Two-dimensional MoSeO/BP heterostructure for superior Z-scheme photocatalytic water splitting

The photocatalytic efficiency of traditional photocatalysts is usually frustrated by the easy recombination of photogenerated carriers and the lack of good compatibility between strong redox capacity and light response range. Two-dimensional (2D) Z-scheme heterostructures photocatalysts can solve these problems well. Based on first principles, the photocatalytic properties of 2D MoSeO/Boron phosphide (BP) heterostructures are systematically investigated. The results show that O-Mo-Se/BP heterostructure (with Se atoms close to BP layer) is a traditional type-II heterostructure, which lacks the redox capacity for photocatalytic water decomposition.
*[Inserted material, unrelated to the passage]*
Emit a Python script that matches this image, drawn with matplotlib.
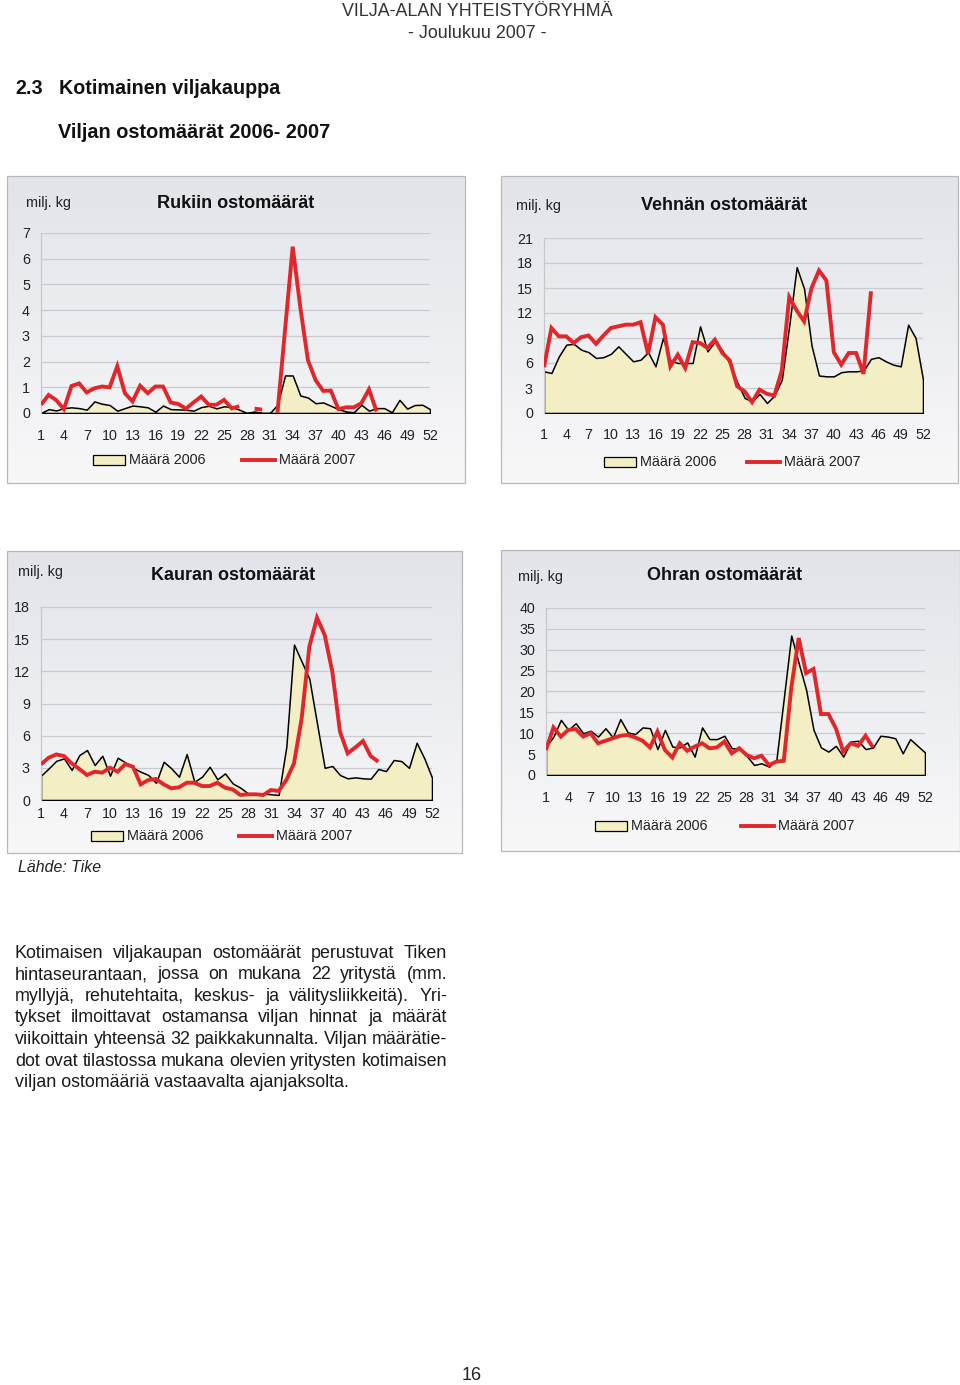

However, Se-Mo-O/BP heterostructure (with O atoms close to BP layer) is a Z-scheme heterostructure, the builtin electric field can effectively separate the photogenerated carriers with higher redox ability. Meanwhile, the band edge positions with higher redox capacity straddle the water redox potentials for water splitting. Optical absorption shows that the heterostructure has a good light absorption capacity in UV-visible region. The power conversion efficiency (PCE) for this heterostructure is 15.9 %, which can be further improved to 18.7 % under external electric field. These results indicate that Se-Mo-O/BP heterostructure is a compelling direct Z-scheme candidate for photocatalytic water splitting.